Entries with chart source code
- - -

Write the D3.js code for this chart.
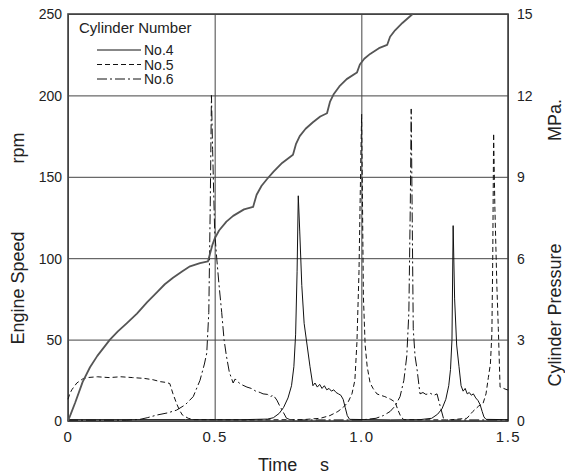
<!DOCTYPE html>
<meta charset="utf-8">
<script src="https://d3js.org/d3.v7.min.js"></script>
<style>
  body { margin: 0; background: #fff; }
  text { font-family: "Liberation Sans", Arial, sans-serif; fill: #222; }
</style>
<svg id="chart" width="565" height="476"></svg>
<script>

// tick values
const timeTicks = [0, 0.5, 1.0, 1.5];
const timeLabels = ["0", "0.5", "1.0", "1.5"];
const speedTicks = [0, 50, 100, 150, 200, 250];
const pressTicks = [0, 3, 6, 9, 12, 15];

// engine speed, rpm  [time s, rpm]
const speed = [[0,0],[0.01,4.5],[0.025,11.5],[0.05,24],[0.075,33],[0.1,40],[0.143,50],[0.17,55],
  [0.2,60],[0.235,66],[0.27,73],[0.303,79],[0.33,84],[0.358,88],[0.39,92],[0.416,95],[0.45,97],
  [0.477,98],[0.492,108],[0.5,112],[0.515,117],[0.54,122.5],[0.563,126],[0.6,130],[0.631,131.5],
  [0.643,139],[0.66,144.5],[0.678,148.5],[0.7,153],[0.73,158.5],[0.767,163.5],
  [0.777,170],[0.79,175],[0.81,179.5],[0.835,183.5],[0.86,187],[0.883,189],
  [0.893,196],[0.905,200.5],[0.925,205.5],[0.95,210],[0.985,214],
  [0.995,219],[1.01,222.5],[1.03,225.5],[1.06,229],[1.088,231],
  [1.098,236],[1.115,240],[1.14,244.5],[1.175,250]];

// cylinder pressure, MPa  [time s, MPa]
const no4 = [[0,0.05],[0.4,0.05],[0.6,0.05],[0.68,0.07],[0.7,0.12],[0.72,0.28],[0.735,0.5],
  [0.75,0.85],[0.762,1.3],[0.77,2.0],[0.776,3.2],[0.781,5.5],[0.785,8.3],[0.79,7.0],[0.797,5.0],
  [0.805,3.6],[0.815,2.8],[0.825,2.0],[0.835,1.3],[0.842,1.4],[0.85,1.25],[0.858,1.35],[0.866,1.2],
  [0.874,1.3],[0.882,1.15],[0.89,1.2],[0.898,1.1],[0.906,1.15],[0.914,1.05],[0.922,1.0],[0.93,0.95],
  [0.938,0.8],[0.945,0.5],[0.952,0.2],[0.96,0.06],[1.1,0.04],[1.2,0.05],[1.24,0.1],[1.26,0.25],
  [1.275,0.45],[1.288,0.8],[1.298,1.3],[1.304,1.9],[1.309,3.0],[1.313,7.2],[1.318,4.5],[1.325,2.8],
  [1.333,2.0],[1.34,1.3],[1.347,1.1],[1.354,1.2],[1.361,1.0],[1.368,1.05],[1.375,0.95],[1.382,1.0],
  [1.39,0.85],[1.398,0.75],[1.405,0.6],[1.412,0.35],[1.418,0.15],[1.425,0.06],[1.5,0.05]];

const no5 = [[0,0.8],[0.006,1.0],[0.013,1.15],[0.03,1.4],[0.05,1.55],[0.065,1.6],[0.1,1.63],
  [0.14,1.6],[0.18,1.63],[0.22,1.6],[0.26,1.57],[0.29,1.52],[0.315,1.45],[0.335,1.42],[0.347,1.38],
  [0.358,1.0],[0.37,0.65],[0.38,0.4],[0.39,0.22],[0.41,0.1],[0.43,0.05],[0.6,0.04],[0.8,0.05],
  [0.86,0.1],[0.893,0.2],[0.92,0.35],[0.938,0.5],[0.955,0.7],[0.968,1.0],[0.978,1.5],[0.985,2.9],
  [0.992,5.5],[0.998,9.5],[1.001,11.3],[1.004,8],[1.007,4.6],[1.013,2.8],[1.02,2.0],[1.03,1.4],
  [1.04,1.2],[1.053,1.0],[1.065,0.95],[1.08,0.9],[1.1,0.8],[1.115,0.7],[1.125,0.4],[1.135,0.15],
  [1.145,0.05],[1.3,0.04],[1.36,0.1],[1.38,0.35],[1.4,0.55],[1.415,0.65],[1.425,1.0],[1.433,1.6],
  [1.44,2.1],[1.445,3.2],[1.448,6],[1.451,10.6],[1.455,8],[1.462,5],[1.467,3.4],[1.473,1.25],
  [1.485,1.2],[1.497,1.15],[1.5,1.15]];

const no6 = [[0,0.03],[0.2,0.03],[0.245,0.06],[0.27,0.12],[0.303,0.22],[0.34,0.3],[0.37,0.4],
  [0.4,0.6],[0.427,0.9],[0.45,1.5],[0.465,2.1],[0.473,2.5],[0.48,4],[0.485,8],[0.489,12],
  [0.493,10],[0.5,7],[0.507,6],[0.515,5],[0.524,4],[0.532,3],[0.54,2.4],[0.55,1.8],[0.563,1.4],
  [0.57,1.55],[0.578,1.45],[0.59,1.35],[0.61,1.25],[0.625,1.2],[0.64,1.1],[0.655,1.05],[0.665,1.0],
  [0.68,0.98],[0.69,0.9],[0.7,0.95],[0.712,0.77],[0.722,0.55],[0.73,0.4],[0.745,0.1],[0.76,0.04],
  [1.0,0.04],[1.05,0.1],[1.075,0.2],[1.098,0.35],[1.115,0.55],[1.132,0.9],[1.145,1.5],[1.155,2.4],
  [1.162,4],[1.167,8],[1.17,11.5],[1.173,8],[1.177,3.4],[1.183,2.4],[1.19,1.9],[1.2,1.0],
  [1.21,1.05],[1.22,0.98],[1.235,1.02],[1.248,0.95],[1.258,1.0],[1.265,0.7],[1.27,0.5],[1.28,0.1],
  [1.29,0.04],[1.5,0.04]];

const legendItems = [
  { name: "No.4", data: no4, dash: null },
  { name: "No.5", data: no5, dash: "5,3" },
  { name: "No.6", data: no6, dash: "10,3,2,3" }
];

const svg = d3.select("#chart");
const mLeft = 68, mRight = 508, mTop = 14, mBottom = 421;

const x = d3.scaleLinear().domain([0, 1.5]).range([mLeft, mRight]);
const ySpeed = d3.scaleLinear().domain([0, 250]).range([mBottom, mTop]);
const yPress = d3.scaleLinear().domain([0, 15]).range([mBottom, mTop]);

svg.append("rect").attr("width", 565).attr("height", 476).attr("fill", "#fff");

// grid + left ticks
const gl = svg.append("g").attr("transform", `translate(${mLeft},0)`)
  .call(d3.axisLeft(ySpeed).tickValues(speedTicks).tickSize(-(mRight - mLeft)).tickPadding(6));
gl.select(".domain").remove();
gl.selectAll("line").attr("stroke", "#444").attr("stroke-width", 1);
gl.selectAll("text").attr("font-size", 14).attr("dy", "0.35em");

const gr = svg.append("g").attr("transform", `translate(${mRight},0)`)
  .call(d3.axisRight(yPress).tickValues(pressTicks).tickSize(0).tickPadding(9));
gr.select(".domain").remove();
gr.selectAll("text").attr("font-size", 14).attr("dy", "0.35em");

const gb = svg.append("g").attr("transform", `translate(0,${mBottom})`)
  .call(d3.axisBottom(x).tickValues(timeTicks).tickSize(-(mBottom - mTop)).tickPadding(10)
    .tickFormat((d, i) => timeLabels[i]));
gb.select(".domain").remove();
gb.selectAll("line").attr("stroke", "#444").attr("stroke-width", 1);
gb.selectAll("text").attr("font-size", 15).attr("letter-spacing", "1.5px");

// frame
svg.append("rect").attr("x", mLeft).attr("y", mTop)
  .attr("width", mRight - mLeft).attr("height", mBottom - mTop)
  .attr("fill", "none").attr("stroke", "#444").attr("stroke-width", 1.6);

// pressure traces
const linePress = d3.line().x(d => x(d[0])).y(d => yPress(d[1]));
legendItems.forEach(it => {
  svg.append("path").datum(it.data)
    .attr("d", linePress)
    .attr("fill", "none").attr("stroke", "#111").attr("stroke-width", 1)
    .attr("stroke-dasharray", it.dash);
});

// engine speed
const lineSpeed = d3.line().x(d => x(d[0])).y(d => ySpeed(d[1]));
svg.append("path").datum(speed)
  .attr("d", lineSpeed)
  .attr("fill", "none").attr("stroke", "#555").attr("stroke-width", 1.8)
  .attr("stroke-linejoin", "round");

// legend
svg.append("text").attr("x", 79).attr("y", 33).attr("font-size", 15).text("Cylinder Number");
legendItems.forEach((it, i) => {
  const yy = 50 + i * 14.5;
  svg.append("line").attr("x1", 97).attr("x2", 141).attr("y1", yy).attr("y2", yy)
    .attr("stroke", "#111").attr("stroke-width", 1).attr("stroke-dasharray", it.dash);
  svg.append("text").attr("x", 144).attr("y", yy + 5).attr("font-size", 14).text(it.name);
});

// axis titles
svg.append("text").attr("transform", "translate(24,288) rotate(-90)")
  .attr("text-anchor", "middle").attr("font-size", 18).text("Engine Speed");
svg.append("text").attr("transform", "translate(24,148) rotate(-90)")
  .attr("text-anchor", "middle").attr("font-size", 18).text("rpm");
svg.append("text").attr("transform", "translate(561,315) rotate(-90)")
  .attr("text-anchor", "middle").attr("font-size", 18).text("Cylinder Pressure");
svg.append("text").attr("transform", "translate(561,120) rotate(-90)")
  .attr("text-anchor", "middle").attr("font-size", 18).text("MPa.");
svg.append("text").attr("x", 258).attr("y", 471).attr("font-size", 18).text("Time");
svg.append("text").attr("x", 320).attr("y", 471).attr("font-size", 18).text("s");

</script>
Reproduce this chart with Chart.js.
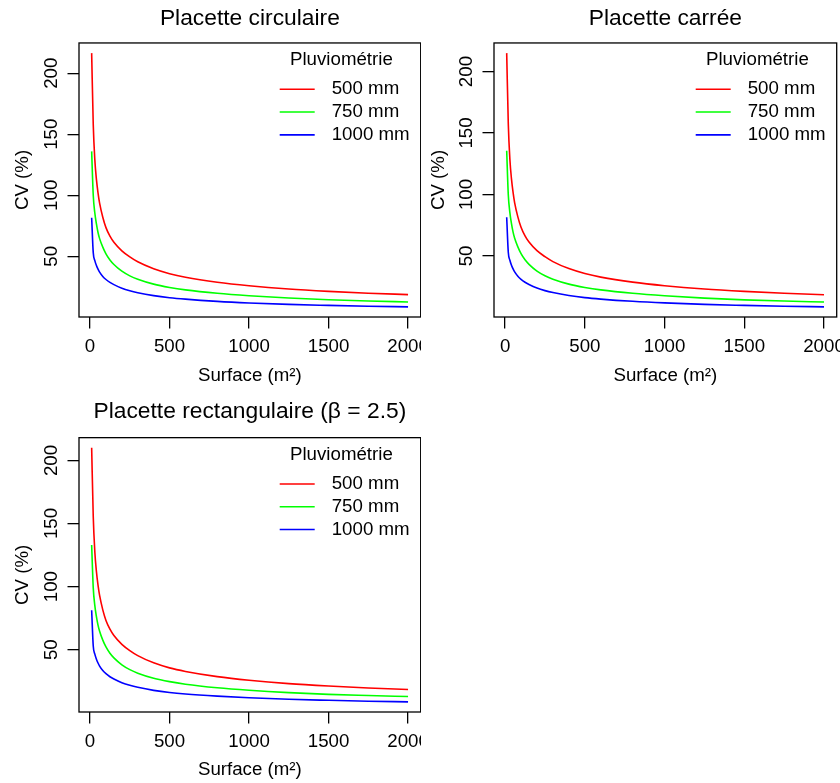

- - -

Aim of the exercise: Only the lines from the start of the records to the one containing "[1.098,236],[1.115,240],[1.14,244.5],[1.175,250]];" should be repeated, exactly and with both ends kept; drop any pictures.

Solution for this task:
Write the D3.js code for this chart.
<!DOCTYPE html>
<meta charset="utf-8">
<script src="https://d3js.org/d3.v7.min.js"></script>
<style>
  body { margin: 0; background: #fff; }
  text { font-family: "Liberation Sans", Arial, sans-serif; fill: #222; }
</style>
<svg id="chart" width="565" height="476"></svg>
<script>

// tick values
const timeTicks = [0, 0.5, 1.0, 1.5];
const timeLabels = ["0", "0.5", "1.0", "1.5"];
const speedTicks = [0, 50, 100, 150, 200, 250];
const pressTicks = [0, 3, 6, 9, 12, 15];

// engine speed, rpm  [time s, rpm]
const speed = [[0,0],[0.01,4.5],[0.025,11.5],[0.05,24],[0.075,33],[0.1,40],[0.143,50],[0.17,55],
  [0.2,60],[0.235,66],[0.27,73],[0.303,79],[0.33,84],[0.358,88],[0.39,92],[0.416,95],[0.45,97],
  [0.477,98],[0.492,108],[0.5,112],[0.515,117],[0.54,122.5],[0.563,126],[0.6,130],[0.631,131.5],
  [0.643,139],[0.66,144.5],[0.678,148.5],[0.7,153],[0.73,158.5],[0.767,163.5],
  [0.777,170],[0.79,175],[0.81,179.5],[0.835,183.5],[0.86,187],[0.883,189],
  [0.893,196],[0.905,200.5],[0.925,205.5],[0.95,210],[0.985,214],
  [0.995,219],[1.01,222.5],[1.03,225.5],[1.06,229],[1.088,231],
  [1.098,236],[1.115,240],[1.14,244.5],[1.175,250]];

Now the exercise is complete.